▶
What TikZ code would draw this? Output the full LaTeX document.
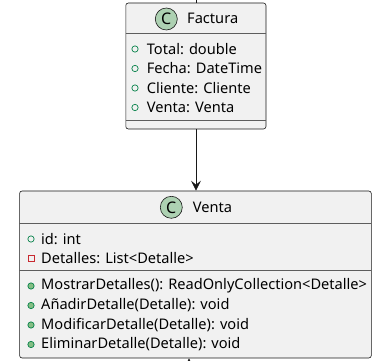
\documentclass[tikz,border=0pt]{standalone}
\usepackage{fontspec}
\setmainfont{Noto Sans}
\usetikzlibrary{arrows.meta,calc}
\definecolor{boxfill}{HTML}{F1F1F1}
\definecolor{boxline}{HTML}{181818}
\definecolor{cfill}{HTML}{ADD1B2}
\definecolor{publine}{HTML}{038048}
\definecolor{pubfill}{HTML}{84BE84}
\definecolor{privline}{HTML}{C82930}
\tikzset{
  classbox/.style={draw=boxline, fill=boxfill, line width=0.6pt, rounded corners=2.5pt, inner sep=0pt},
  sepline/.style={draw=boxline!70, line width=0.6pt},
  cicon/.style={circle, draw=boxline, fill=cfill, line width=0.6pt, minimum size=22pt, inner sep=0pt, font=\fontsize{16}{16}\selectfont\bfseries},
  title/.style={anchor=west, inner sep=0pt, font=\fontsize{14.6}{16}\selectfont},
  member/.style={anchor=west, inner sep=0pt, font=\fontsize{14.6}{16}\selectfont},
  pubattr/.style={circle, draw=publine, line width=0.7pt, minimum size=6.3pt, inner sep=0pt},
  pubmeth/.style={circle, draw=publine, fill=pubfill, line width=0.7pt, minimum size=6.3pt, inner sep=0pt},
  privattr/.style={rectangle, draw=privline, line width=0.7pt, minimum size=6pt, inner sep=0pt},
  conn/.style={draw=boxline, line width=0.7pt},
  tipstyle/.style={-{Stealth[length=10pt,width=10pt,inset=4pt]}}
}
\begin{document}
\begin{tikzpicture}[x=1pt,y=-1pt]
\useasboundingbox (0,0) rectangle (392,361);
\clip (0,0) rectangle (392,361);
% Factura
\node[classbox, minimum width=140.2pt, minimum height=126pt, anchor=north west] (factura) at (125.5,2.7) {};
\draw[sepline] (125.5,33.5) -- (265.7,33.5);
\draw[sepline] (125.5,120) -- (265.7,120);
\node[cicon] (fc) at (166.3,19) {C};
\node[title] (ft) at (187,18.5) {Factura};
\node[pubattr] (fi1) at (135,49) {};
\node[member] (fa1) at (146.7,49) {Total: double};
\node[pubattr] (fi2) at (135,68.5) {};
\node[member] (fa2) at (146.7,68.5) {Fecha: DateTime};
\node[pubattr] (fi3) at (135,88) {};
\node[member] (fa3) at (146.7,88) {Cliente: Cliente};
\node[pubattr] (fi4) at (135,107.5) {};
\node[member] (fa4) at (146.7,107.5) {Venta: Venta};
% Venta
\node[classbox, minimum width=351.7pt, minimum height=167pt, anchor=north west] (venta) at (19.3,190.7) {};
\draw[sepline] (19.3,223.3) -- (371,223.3);
\draw[sepline] (19.3,270) -- (371,270);
\node[cicon] (vc) at (171.3,207.3) {C};
\node[title] (vt) at (192.7,207) {Venta};
\node[pubattr] (vi1) at (31,239) {};
\node[member] (va1) at (41,239) {id: int};
\node[privattr] (vi2) at (31,258.5) {};
\node[member] (va2) at (41,258.5) {Detalles: List<Detalle>};
\node[pubmeth] (vm1i) at (31,286) {};
\node[member] (vm1) at (41,286) {MostrarDetalles(): ReadOnlyCollection<Detalle>};
\node[pubmeth] (vm2i) at (31,305.5) {};
\node[member] (vm2) at (41,305.5) {AñadirDetalle(Detalle): void};
\node[pubmeth] (vm3i) at (31,325) {};
\node[member] (vm3) at (41,325) {ModificarDetalle(Detalle): void};
\node[pubmeth] (vm4i) at (31,344.5) {};
\node[member] (vm4) at (41,344.5) {EliminarDetalle(Detalle): void};
% connectors
\coordinate (topend) at (196,-10);
\draw[conn] (topend) -- (factura.north -| topend);
\draw[conn, tipstyle] (factura.south -| topend) -- (venta.north -| topend);
\coordinate (botend) at (189,380);
\draw[conn, tipstyle] (botend) -- (venta.south -| botend);
\end{tikzpicture}
\end{document}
◀
Your task is to repeat the material above exactly, without its pictures.

▶ **Output of the task**:
What TikZ code would draw this? Output the full LaTeX document.
\documentclass[tikz,border=0pt]{standalone}
\usepackage{fontspec}
\setmainfont{Noto Sans}
\usetikzlibrary{arrows.meta,calc}
\definecolor{boxfill}{HTML}{F1F1F1}
\definecolor{boxline}{HTML}{181818}
\definecolor{cfill}{HTML}{ADD1B2}
\definecolor{publine}{HTML}{038048}
\definecolor{pubfill}{HTML}{84BE84}
\definecolor{privline}{HTML}{C82930}
\tikzset{
  classbox/.style={draw=boxline, fill=boxfill, line width=0.6pt, rounded corners=2.5pt, inner sep=0pt},
  sepline/.style={draw=boxline!70, line width=0.6pt},
  cicon/.style={circle, draw=boxline, fill=cfill, line width=0.6pt, minimum size=22pt, inner sep=0pt, font=\fontsize{16}{16}\selectfont\bfseries},
  title/.style={anchor=west, inner sep=0pt, font=\fontsize{14.6}{16}\selectfont},
  member/.style={anchor=west, inner sep=0pt, font=\fontsize{14.6}{16}\selectfont},
  pubattr/.style={circle, draw=publine, line width=0.7pt, minimum size=6.3pt, inner sep=0pt},
  pubmeth/.style={circle, draw=publine, fill=pubfill, line width=0.7pt, minimum size=6.3pt, inner sep=0pt},
  privattr/.style={rectangle, draw=privline, line width=0.7pt, minimum size=6pt, inner sep=0pt},
  conn/.style={draw=boxline, line width=0.7pt},
  tipstyle/.style={-{Stealth[length=10pt,width=10pt,inset=4pt]}}
}
\begin{document}
\begin{tikzpicture}[x=1pt,y=-1pt]
\useasboundingbox (0,0) rectangle (392,361);
\clip (0,0) rectangle (392,361);
% Factura
\node[classbox, minimum width=140.2pt, minimum height=126pt, anchor=north west] (factura) at (125.5,2.7) {};
\draw[sepline] (125.5,33.5) -- (265.7,33.5);
\draw[sepline] (125.5,120) -- (265.7,120);
\node[cicon] (fc) at (166.3,19) {C};
\node[title] (ft) at (187,18.5) {Factura};
\node[pubattr] (fi1) at (135,49) {};
\node[member] (fa1) at (146.7,49) {Total: double};
\node[pubattr] (fi2) at (135,68.5) {};
\node[member] (fa2) at (146.7,68.5) {Fecha: DateTime};
\node[pubattr] (fi3) at (135,88) {};
\node[member] (fa3) at (146.7,88) {Cliente: Cliente};
\node[pubattr] (fi4) at (135,107.5) {};
\node[member] (fa4) at (146.7,107.5) {Venta: Venta};
% Venta
\node[classbox, minimum width=351.7pt, minimum height=167pt, anchor=north west] (venta) at (19.3,190.7) {};
\draw[sepline] (19.3,223.3) -- (371,223.3);
\draw[sepline] (19.3,270) -- (371,270);
\node[cicon] (vc) at (171.3,207.3) {C};
\node[title] (vt) at (192.7,207) {Venta};
\node[pubattr] (vi1) at (31,239) {};
\node[member] (va1) at (41,239) {id: int};
\node[privattr] (vi2) at (31,258.5) {};
\node[member] (va2) at (41,258.5) {Detalles: List<Detalle>};
\node[pubmeth] (vm1i) at (31,286) {};
\node[member] (vm1) at (41,286) {MostrarDetalles(): ReadOnlyCollection<Detalle>};
\node[pubmeth] (vm2i) at (31,305.5) {};
\node[member] (vm2) at (41,305.5) {AñadirDetalle(Detalle): void};
\node[pubmeth] (vm3i) at (31,325) {};
\node[member] (vm3) at (41,325) {ModificarDetalle(Detalle): void};
\node[pubmeth] (vm4i) at (31,344.5) {};
\node[member] (vm4) at (41,344.5) {EliminarDetalle(Detalle): void};
% connectors
\coordinate (topend) at (196,-10);
\draw[conn] (topend) -- (factura.north -| topend);
\draw[conn, tipstyle] (factura.south -| topend) -- (venta.north -| topend);
\coordinate (botend) at (189,380);
\draw[conn, tipstyle] (botend) -- (venta.south -| botend);
\end{tikzpicture}
\end{document}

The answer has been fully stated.